In keeping with a tradition established by the Texas Rangers Baseball Club, wherein all former Rangers enhance their careers upon their departure from Arlington, I present for you another case study much in the same vein: Former Midland Reporter-Telegram employees frequently go on to bigger and better things. The examples are too numerous to mention, so I only point to one today: Joe Wyatt, former sportswriter/poet extraordinaire who loves all things Pittsburgh, even and maybe especially the Pirates, and is the only person I ever met who prefers his cerveza room temperature. If the room is un-air conditioned in the middle of August.
Joe moved from Midland to the colder pastures of Amarillo in 1993 where he was a feature writer for the Globe News for five years. He followed that up with 10 years in Canyon in the WTAMU Public Relations department and presently, he occupies the same type communications coordinator position at Amarillo College. Joe was one of the finest gentlemen and most creative writers to ever come through the MRT despite what you are about to read.
In my email box this morning was a news flash from Joe himself who wrote to tell me he was named a finalist in this year's Bulwer-Lytton Fiction Writing contest. Got his name in a couple of papers and everything. In the link above you can read his winning entry.
If you're unfamiliar with Bulwer-Lytton, it is a contest that celebrates the worst of writing. A person must have a deep understanding of what good writing is before they can have a chance to win a bad writing contest. Joe is that way.
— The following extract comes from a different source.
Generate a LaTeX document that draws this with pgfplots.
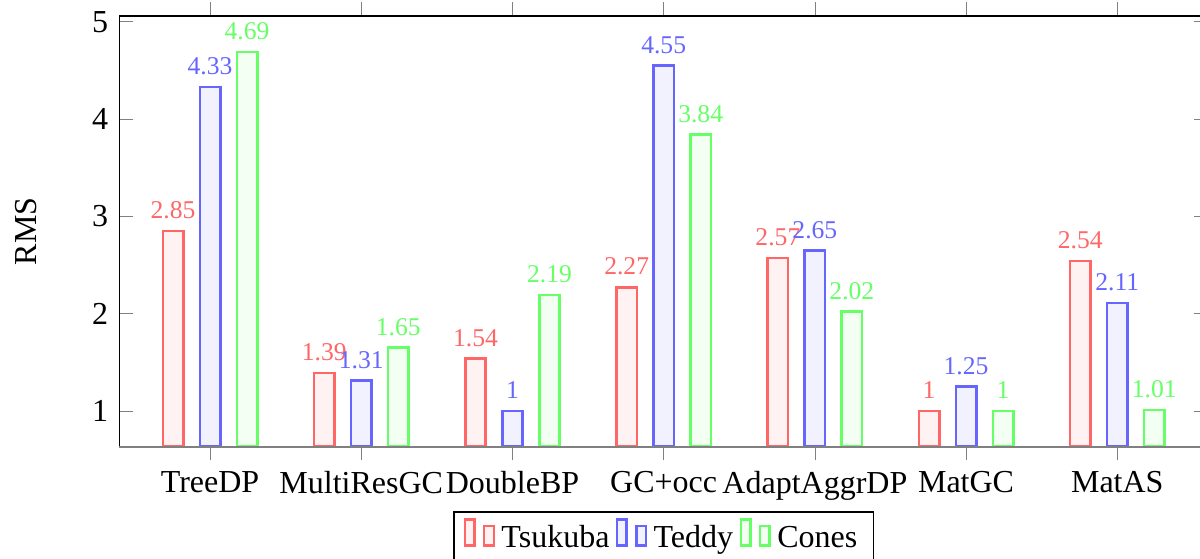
\documentclass[border=0pt]{standalone}
\usepackage{fontspec}
\setmainfont{Liberation Serif}
\usepackage{pgfplots}
\pgfplotsset{compat=1.18}
\begin{document}
\begin{tikzpicture}
\begin{axis}[
  name=ax,
  scale only axis,
  width=340.2pt, height=134.6pt,
  ybar=5.16pt,
  bar width=6.4pt,
  enlargelimits=0.1,
  /pgf/number format/assume math mode=true,
  ylabel={RMS},
  every axis y label/.style={at={([xshift=-29.2pt]axis description cs:0,0.5)}, rotate=90, anchor=center},
  xtick=data,
  xticklabels={TreeDP,MultiResGC,DoubleBP,GC+occ,AdaptAggrDP,MatGC,MatAS},
  ytick={1,2,3,4,5},
  nodes near coords,
  nodes near coords align={vertical},
  every node near coord/.append style={font=\footnotesize},
  legend style={at={(0.5,-0.15)}, anchor=north, legend columns=-1, draw=black},
]
\addplot[draw=red!60, fill=red!5, thick, every node near coord/.append style={text=red!60}] coordinates {(0,2.85) (1,1.39) (2,1.54) (3,2.27) (4,2.57) (5,1) (6,2.54)};
\addplot[draw=blue!60, fill=blue!5, thick, every node near coord/.append style={text=blue!60}] coordinates {(0,4.33) (1,1.31) (2,1) (3,4.55) (4,2.65) (5,1.25) (6,2.11)};
\addplot[draw=green!60, fill=green!5, thick, every node near coord/.append style={text=green!60}] coordinates {(0,4.69) (1,1.65) (2,2.19) (3,3.84) (4,2.02) (5,1) (6,1.01)};
\legend{Tsukuba,Teddy,Cones}
\end{axis}
\draw[gray, line width=0.6pt] (ax.south west) -- (ax.south east);
\pgfresetboundingbox
\path[use as bounding box] ([xshift=-37.3pt,yshift=-34.8pt]ax.south west) rectangle ([xshift=-2.5pt,yshift=5pt]ax.north east);
\end{tikzpicture}
\end{document}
It's safe to say he had one of the most unique styles of sports writing we've seen here in Midland and we were fortunate to have him if only for a short time.
Contestants in the annual B-L contest send in their nominations for the worst first paragraphs; there are additional subcategories, including most vile pun, which Joe also received dishonorable mention for in 2007. It is a truly hideous entry:
I asked Joe what sort of prize he would receive for his efforts at being a finalist this year.
"Only the grand prize winner receives an actual prize of $250," he said. "The rest of us must live off the glory, which is only slightly better than toiling in obscurity."
Congratulations, Joe, for your truly horrible efforts. Applauded are you to be.
Congratulations to a wonderfully-awful and awfully-wonderful writer ... and someone "who loves all things Pittsburgh" ...
Posted by: jeff | Tuesday, June 30, 2009 at 01:32 PM
You and he woulda been friends, Jeff.